Write out the data below exactly as given, without any of its pictures.

### Raw records

---

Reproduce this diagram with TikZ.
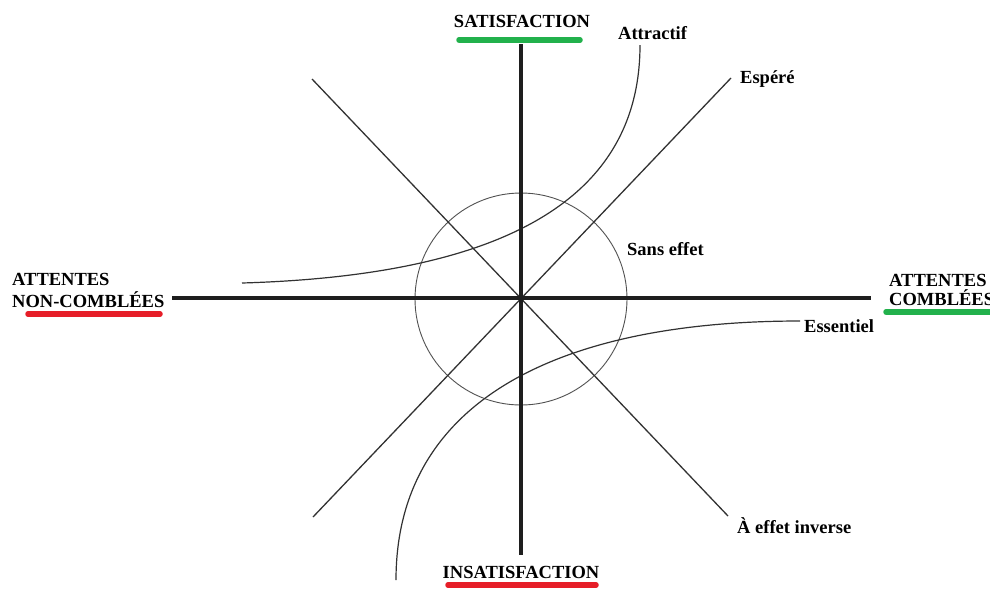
\documentclass[tikz,border=0pt]{standalone}
\usepackage{fontspec}
\setmainfont{Liberation Serif}
\definecolor{ulgreen}{RGB}{34,177,76}
\definecolor{ulred}{RGB}{230,30,40}
\definecolor{axisc}{RGB}{30,30,30}
\definecolor{thinc}{RGB}{50,50,50}
\begin{document}
\begin{tikzpicture}[x=1pt,y=-1pt,
  axisline/.style={draw=axisc,line width=3.6pt},
  thinline/.style={draw=thinc,line width=1.3pt},
  curveline/.style={draw=thinc,line width=1.2pt},
  ring/.style={draw=thinc!85,line width=0.9pt},
  uline/.style={line width=5.5pt,line cap=round},
  biglab/.style={inner sep=0pt,font=\fontsize{18.5}{22}\selectfont\bfseries},
  lab/.style={inner sep=0pt,font=\fontsize{18.5}{22}\selectfont\bfseries}
]
\useasboundingbox (0,0) rectangle (990,590);
\fill[white] (0,0) rectangle (990,590);

% coordinates
\coordinate (O) at (521,298);
\coordinate (vt) at (521,44);
\coordinate (vb) at (521,555);
\coordinate (hl) at (172,298);
\coordinate (hr) at (871,298);
\coordinate (ebl) at (313,517);
\coordinate (etr) at (731,78);
\coordinate (itl) at (312,79);
\coordinate (ibr) at (728,516);
\coordinate (as) at (242,283);
\coordinate (ae) at (640,45);
\coordinate (es) at (800,321);
\coordinate (ee) at (396,580);

% circle
\draw[ring] (521,299) circle[radius=106];

% diagonals
\draw[thinline] (ebl) -- (etr);
\draw[thinline] (itl) -- (ibr);

% curves
\draw[curveline] (as) .. controls (480,276) and (640,212) .. (ae);
\draw[curveline] (es) .. controls (560,321) and (396,400) .. (ee);

% axes
\draw[axisline] (vt) -- (vb);
\draw[axisline] (hl) -- (hr);

% labels
\node[biglab,anchor=base] (sat) at (522,27) {SATISFACTION};
\node[biglab,anchor=base] (insat) at (521,578) {INSATISFACTION};
\node[biglab,anchor=base west,align=left] (nc1) at (12,285) {ATTENTES};
\node[biglab,anchor=base west] (nc2) at (12,307) {NON-COMBLÉES};
\node[biglab,anchor=base west] (c1) at (889,286) {ATTENTES};
\node[biglab,anchor=base west] (c2) at (889,305) {COMBLÉES};
\node[lab,anchor=base west] (attr) at (618,39) {Attractif};
\node[lab,anchor=base west] (esp) at (740,83) {Espéré};
\node[lab,anchor=base west] (sans) at (627,255) {Sans effet};
\node[lab,anchor=base west] (ess) at (804,332) {Essentiel};
\node[lab,anchor=base west] (inv) at (737,533) {À effet inverse};

% underlines
\draw[uline,ulgreen] (459,40) -- (580,40);
\draw[uline,ulred] (448,585) -- (596,585);
\draw[uline,ulred] (28,314) -- (160,314);
\draw[uline,ulgreen] (886,312) -- (1000,312);
\end{tikzpicture}
\end{document}
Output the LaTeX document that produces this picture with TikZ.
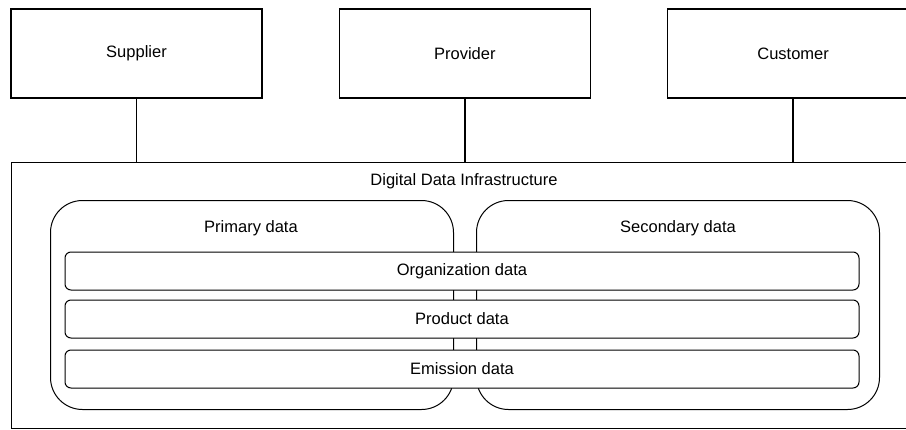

---

### Response to the task
Reproduce this diagram with TikZ.
\documentclass[tikz,border=0pt]{standalone}
\usepackage{fontspec}
\setmainfont{Liberation Serif}
\definecolor{ulgreen}{RGB}{34,177,76}
\definecolor{ulred}{RGB}{230,30,40}
\definecolor{axisc}{RGB}{30,30,30}
\definecolor{thinc}{RGB}{50,50,50}
\begin{document}
\begin{tikzpicture}[x=1pt,y=-1pt,
  axisline/.style={draw=axisc,line width=3.6pt},
  thinline/.style={draw=thinc,line width=1.3pt},
  curveline/.style={draw=thinc,line width=1.2pt},
  ring/.style={draw=thinc!85,line width=0.9pt},
  uline/.style={line width=5.5pt,line cap=round},
  biglab/.style={inner sep=0pt,font=\fontsize{18.5}{22}\selectfont\bfseries},
  lab/.style={inner sep=0pt,font=\fontsize{18.5}{22}\selectfont\bfseries}
]
\useasboundingbox (0,0) rectangle (990,590);
\fill[white] (0,0) rectangle (990,590);

% coordinates
\coordinate (O) at (521,298);
\coordinate (vt) at (521,44);
\coordinate (vb) at (521,555);
\coordinate (hl) at (172,298);
\coordinate (hr) at (871,298);
\coordinate (ebl) at (313,517);
\coordinate (etr) at (731,78);
\coordinate (itl) at (312,79);
\coordinate (ibr) at (728,516);
\coordinate (as) at (242,283);
\coordinate (ae) at (640,45);
\coordinate (es) at (800,321);
\coordinate (ee) at (396,580);

% circle
\draw[ring] (521,299) circle[radius=106];

% diagonals
\draw[thinline] (ebl) -- (etr);
\draw[thinline] (itl) -- (ibr);

% curves
\draw[curveline] (as) .. controls (480,276) and (640,212) .. (ae);
\draw[curveline] (es) .. controls (560,321) and (396,400) .. (ee);

% axes
\draw[axisline] (vt) -- (vb);
\draw[axisline] (hl) -- (hr);

% labels
\node[biglab,anchor=base] (sat) at (522,27) {SATISFACTION};
\node[biglab,anchor=base] (insat) at (521,578) {INSATISFACTION};
\node[biglab,anchor=base west,align=left] (nc1) at (12,285) {ATTENTES};
\node[biglab,anchor=base west] (nc2) at (12,307) {NON-COMBLÉES};
\node[biglab,anchor=base west] (c1) at (889,286) {ATTENTES};
\node[biglab,anchor=base west] (c2) at (889,305) {COMBLÉES};
\node[lab,anchor=base west] (attr) at (618,39) {Attractif};
\node[lab,anchor=base west] (esp) at (740,83) {Espéré};
\node[lab,anchor=base west] (sans) at (627,255) {Sans effet};
\node[lab,anchor=base west] (ess) at (804,332) {Essentiel};
\node[lab,anchor=base west] (inv) at (737,533) {À effet inverse};

% underlines
\draw[uline,ulgreen] (459,40) -- (580,40);
\draw[uline,ulred] (448,585) -- (596,585);
\draw[uline,ulred] (28,314) -- (160,314);
\draw[uline,ulgreen] (886,312) -- (1000,312);
\end{tikzpicture}
\end{document}
Output the LaTeX document that produces this picture with TikZ.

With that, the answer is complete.